Of course it is possible that the primary records are archived somewhere that does not get picked up by OLAC, in which case we can enter a record into an OLAC catalog that points to the item and thus maximise its discoverability (as discussed in Thieberger 2016 and in the blogpost here).
Robert Forkel at Glottolog kindly combined our OLAC data for languages with fewer than 40 resources with the Glottolog list of languages with a grammar written in the past 50 years (http://glottolog.org) and we came up with the following results.
There are 1708 items listed as being grammars produced since 1967, of which 1253 are of languages that have fewer than 40 items in an OLAC archive.
300 of these languages have between 20 and 39 items in OLAC
953 of these languages have between 1 and 19 items in OLAC
683 grammars are listed as appearing since the beginning of 2000 in Glottolog, but of those languages, 292 have fewer than 10 items in an OLAC repository, 439 have 19 or fewer items in an OLAC repository, and 555 have 40 or fewer items in an OLAC repository. So, even in the era of Language Documentation (that is the period following publication of Himmelmann’s 1998 paper), there are too few language recordings being archived.
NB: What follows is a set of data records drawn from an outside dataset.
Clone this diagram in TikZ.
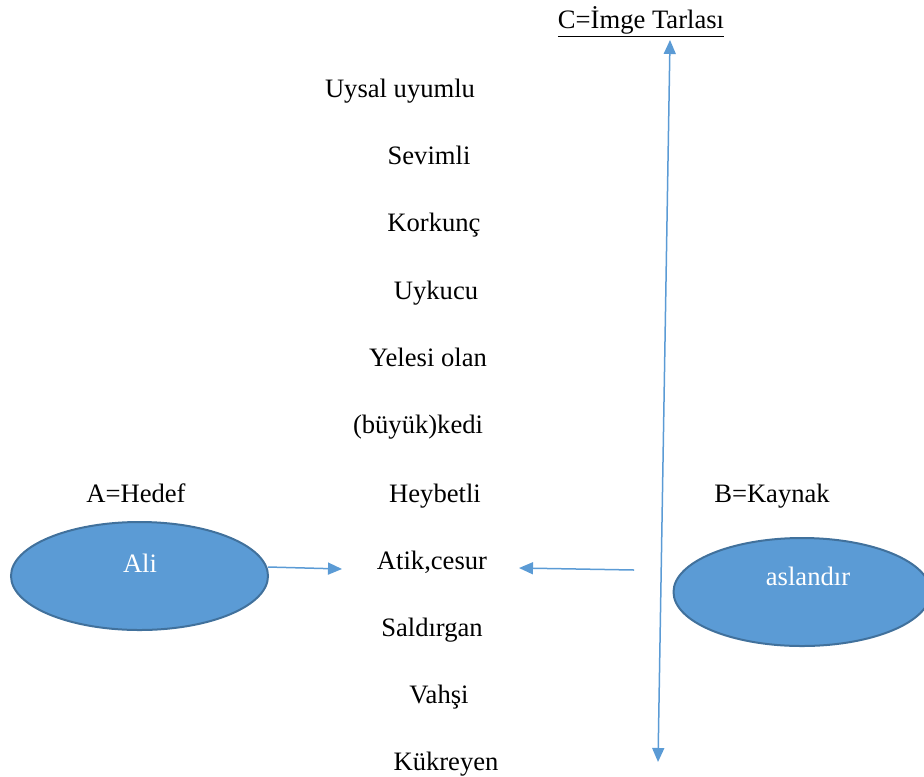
\documentclass[tikz,border=0pt]{standalone}
\usepackage{fontspec}
\setmainfont{Liberation Serif}
\usetikzlibrary{positioning, shapes.geometric, arrows.meta, calc}
\definecolor{offblue}{HTML}{5B9BD5}
\definecolor{offedge}{HTML}{41719C}

\begin{document}
\begin{tikzpicture}[x=0.5pt, y=-0.5pt,
          every node/.style={font=\fontsize{13.3}{16}\selectfont, inner sep=0pt},
          w/.style={anchor=base},
          oval/.style={ellipse, draw=offedge, line width=1pt, fill=offblue, minimum width=128.5pt, minimum height=54pt},
          wt/.style={text=white, anchor=base},
          arr/.style={-{Triangle[length=7pt, width=6pt]}, color=offblue, line width=0.75pt}]
        \useasboundingbox (0,0) rectangle (924,776);
        % image field
        \node[w] (c) at (641,28) {\underline{C=İmge Tarlası}};
        \node[w] (w1) at (400,97) {Uysal uyumlu};
        \node[w] (w2) at (429,164) {Sevimli};
        \node[w] (w3) at (434,231) {Korkunç};
        \node[w] (w4) at (436,299) {Uykucu};
        \node[w] (w5) at (428,366) {Yelesi olan};
        \node[w] (w6) at (418,433) {(büyük)kedi};
        \node[w] (w7) at (435,502) {Heybetli};
        \node[w] (w8) at (432,569) {Atik,cesur};
        \node[w] (w9) at (432,636) {Saldırgan};
        \node[w] (w10) at (439,703) {Vahşi};
        \node[w] (w11) at (446,770) {Kükreyen};
        % target and source
        \node[w] (a) at (136,502) {A=Hedef};
        \node[w] (b) at (772,502) {B=Kaynak};
        \node[oval] (ali) at (139.5,576) {};
        \node[wt] (alit) at (140,572) {Ali};
        \node[oval] (aslan) at (802,592) {};
        \node[wt] (aslant) at (808,585) {aslandır};
        % arrows
        \coordinate (aout) at (268,567);
        \coordinate (ain) at (342,569);
        \coordinate (bout) at (634,570);
        \coordinate (bin) at (519,568);
        \coordinate (ctop) at (670,40);
        \coordinate (cbot) at (658,762);
        \draw[arr] (aout) -- (ain);
        \draw[arr] (bout) -- (bin);
        \draw[arr, {Triangle[length=7pt, width=6pt]}-{Triangle[length=7pt, width=6pt]}] (ctop) -- (cbot);
      \end{tikzpicture}
\end{document}
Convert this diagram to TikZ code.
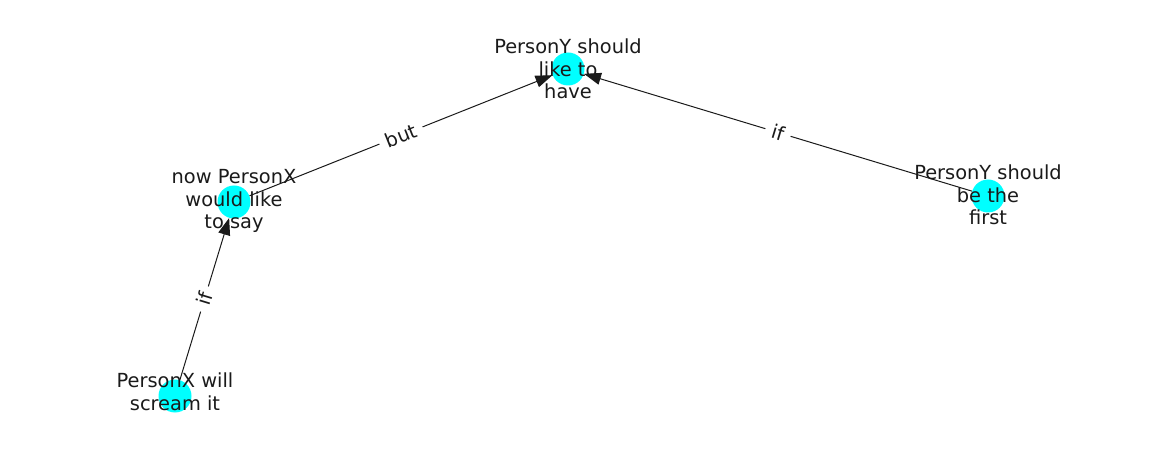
\documentclass[tikz,border=0pt]{standalone}
\usepackage{fontspec}
\setmainfont{DejaVu Sans}
\usetikzlibrary{arrows.meta}
\definecolor{nodecyan}{RGB}{0,255,255}
\definecolor{ink}{RGB}{26,26,26}
\tikzset{
  dot/.style={circle, fill=nodecyan, minimum size=33pt, inner sep=0pt},
  lbl/.style={align=center, text=ink, font=\fontsize{19.4}{22.5}\selectfont, inner sep=0pt},
  conn/.style={draw=ink, line width=1pt, -{Triangle[length=17pt,width=12pt]}},
  elbl/.style={sloped, fill=white, inner xsep=7pt, inner ysep=3pt, text=ink, font=\fontsize{19.4}{22.5}\selectfont}
}
\begin{document}
\begin{tikzpicture}[x=1pt,y=-1pt]
\useasboundingbox (0,0) rectangle (1162,462);
\node[dot] (A) at (568,69) {};
\node[dot] (B) at (234,202) {};
\node[dot] (C) at (988,196) {};
\node[dot] (D) at (175,396) {};
\draw[conn] (B) -- (A) node[elbl, midway] {but};
\draw[conn] (C) -- (A) node[elbl, midway] {if};
\draw[conn] (D) -- (B) node[elbl, midway] {if};
\node[lbl] (tA) at (568,69) {PersonY should\\like to\\have};
\node[lbl] (tB) at (234,201) {now PersonX\\would like\\to say};
\node[lbl] (tC) at (988,195) {PersonY should\\be the\\first};
\node[lbl] (tD) at (175,392) {PersonX will\\scream it};
\end{tikzpicture}
\end{document}
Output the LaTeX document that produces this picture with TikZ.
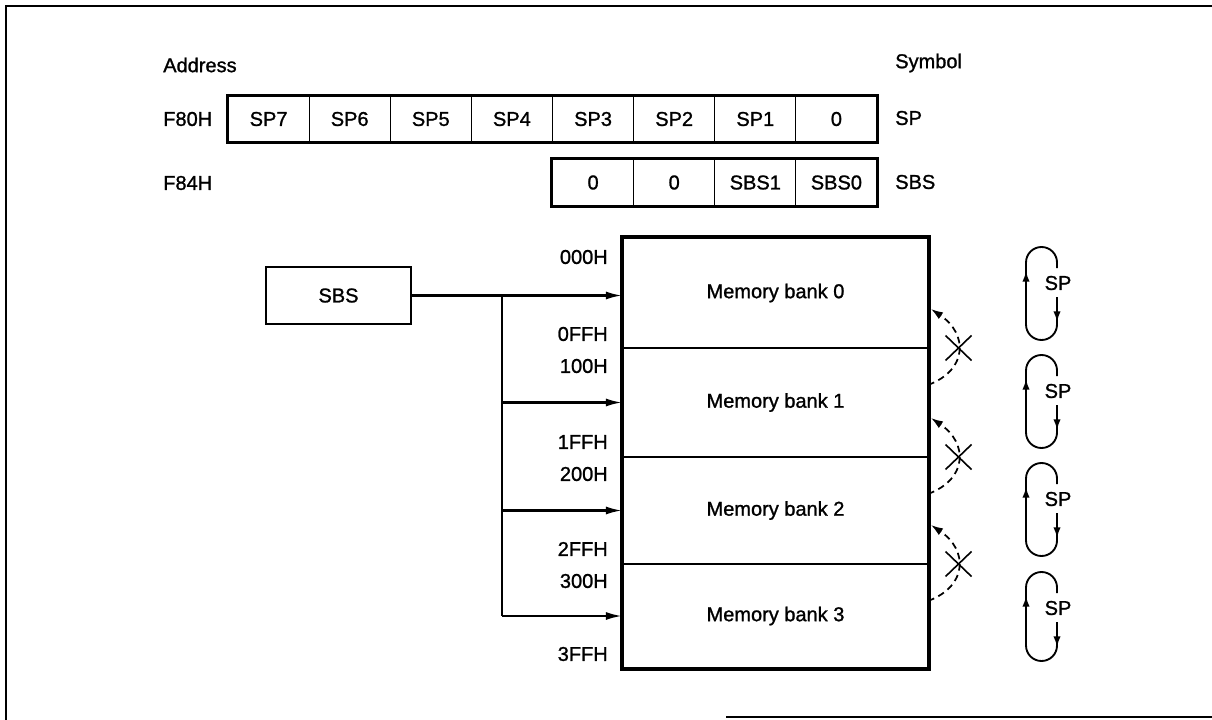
\documentclass[tikz,border=0pt]{standalone}
\usepackage{fontspec}
\setmainfont[FakeBold=1.2]{Liberation Sans}
\usetikzlibrary{arrows.meta}
\begin{document}
\begin{tikzpicture}[x=0.75pt,y=-0.75pt,
  lbl/.style={inner sep=0pt, font=\fontsize{15}{17}\selectfont},
  cell/.style={draw, line width=0.9pt, minimum width=60.84pt, minimum height=34.5pt, inner sep=0pt, font=\fontsize{15}{17}\selectfont},
  regborder/.style={line width=2.3pt},
  bank/.style={draw, line width=1.6pt, minimum width=228.75pt, inner sep=0pt, font=\fontsize{15}{17}\selectfont},
  membor/.style={line width=2.6pt},
  sbsbox/.style={draw, line width=2.1pt, minimum width=108.75pt, minimum height=42.75pt, inner sep=0pt, font=\fontsize{15}{17}\selectfont},
  feed/.style={line width=1.6pt, -{Latex[length=12pt,width=6pt]}},
  branch/.style={line width=1.2pt},
  loopline/.style={line width=1.4pt},
  looparrow/.style={line width=1.4pt, -{Latex[length=8pt,width=5.5pt]}},
  noway/.style={line width=1.3pt, dash pattern=on 5pt off 3.5pt, -{Latex[length=9pt,width=6pt]}},
  cross/.style={line width=1.2pt},
  frame/.style={line width=1pt}
]
\useasboundingbox (0,0) rectangle (1212,720);
% frame
\draw[frame] (6,720) -- (6,6) -- (1212,6);
\draw[frame] (726,717) -- (1212,717);

% headings
\node[lbl, anchor=west] (addr) at (163,65) {Address};
\node[lbl, anchor=west] (symb) at (895,63) {Symbol};
\node[lbl, anchor=west] (f80) at (163,119) {F80H};
\node[lbl, anchor=west] (f84) at (163,183) {F84H};
\node[lbl, anchor=west] (symsp) at (895,118) {SP};
\node[lbl, anchor=west] (symsbs) at (895,182) {SBS};

% SP register
\node[cell] (sp7) at (268.6,119) {SP7};
\node[cell] (sp6) at (349.7,119) {SP6};
\node[cell] (sp5) at (430.8,119) {SP5};
\node[cell] (sp4) at (511.9,119) {SP4};
\node[cell] (sp3) at (593.1,119) {SP3};
\node[cell] (sp2) at (674.2,119) {SP2};
\node[cell] (sp1) at (755.3,119) {SP1};
\node[cell] (sp0) at (836.4,119) {0};
\draw[regborder] (sp7.north west) rectangle (sp0.south east);

% SBS register
\node[cell] (sbs3) at (593.1,182.5) {0};
\node[cell] (sbs2) at (674.2,182.5) {0};
\node[cell] (sbs1) at (755.3,182.5) {SBS1};
\node[cell] (sbs0) at (836.4,182.5) {SBS0};
\draw[regborder] (sbs3.north west) rectangle (sbs0.south east);

% memory banks
\node[bank, minimum height=82.5pt] (b0) at (775.5,293) {Memory bank 0};
\node[bank, minimum height=81.75pt] (b1) at (775.5,402.5) {Memory bank 1};
\node[bank, minimum height=80.25pt] (b2) at (775.5,510.5) {Memory bank 2};
\node[bank, minimum height=78pt] (b3) at (775.5,616) {Memory bank 3};
\draw[membor] (b0.north west) rectangle (b3.south east);

% address labels
\node[lbl, anchor=east] (a000) at (608,257) {000H};
\node[lbl, anchor=east] (a0ff) at (608,334) {0FFH};
\node[lbl, anchor=east] (a100) at (608,366) {100H};
\node[lbl, anchor=east] (a1ff) at (608,442) {1FFH};
\node[lbl, anchor=east] (a200) at (608,474) {200H};
\node[lbl, anchor=east] (a2ff) at (608,549) {2FFH};
\node[lbl, anchor=east] (a300) at (608,581) {300H};
\node[lbl, anchor=east] (a3ff) at (608,654) {3FFH};

% SBS box and feeds
\node[sbsbox] (sbs) at (338.5,295.5) {SBS};
\coordinate (j) at (502,295.5);
\draw[feed] (sbs.east) -- (sbs.east -| b0.west);
\draw[branch] (j) -- (j |- b3.west);
\draw[feed] (j |- b1.west) -- (b1.west);
\draw[feed] (j |- b2.west) -- (b2.west);
\draw[feed] (j |- b3.west) -- (b3.west);

% forbidden bank crossings
\foreach \d [count=\i] in {348,457,564} {
  \coordinate (ns\i) at (928,\d+37);
  \coordinate (nt\i) at (931,\d-39);
  \draw[noway] (ns\i) .. controls (968,\d+22) and (968,\d-14) .. (nt\i);
  \draw[cross] (945.5,\d-12.5) -- (971.5,\d+12.5);
  \draw[cross] (945.5,\d+12.5) -- (971.5,\d-12.5);
}

% SP wrap-around loops
\foreach \T/\B [count=\i] in {247/340, 355/448, 463/556, 572/661} {
  \draw[loopline, rounded corners=11.6pt] (1057,\T+21) -- (1057,\T) -- (1026,\T) -- (1026,\B) -- (1057,\B) -- (1057,\T+50);
  \draw[looparrow] (1026,\T+44) -- (1026,\T+24);
  \draw[looparrow] (1057,\T+54) -- (1057,\T+75);
  \node[lbl] (spl\i) at (1058,\T+36) {SP};
}
\end{tikzpicture}
\end{document}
As discussed in several earlier posts, there is a long way yet to go to ensure that linguists archive their current field records. And there is still a significant effort required to locate recordings made in the past by now retired or deceased researchers.
* Thanks to Marco La Rosa for work on the OLAC data visualiser and to Robert Forkel for linking our data to Glottolog’s list.
Himmelmann, Nikolaus P. 1998. Documentary and Descriptive Linguistics. Linguistics, 36, 161– 195.
Thieberger, Nick. 2016. What Remains to be Done–Exposing Invisible Collections in the other 7,000 Languages and Why it is a DH Enterprise. Digital Scholarship in the Humanities. http://dx.doi.org/10.1093/llc/fqw006 (Available here: http://nthieberger.net/DSHWhatRemainsToBeDone.pdf)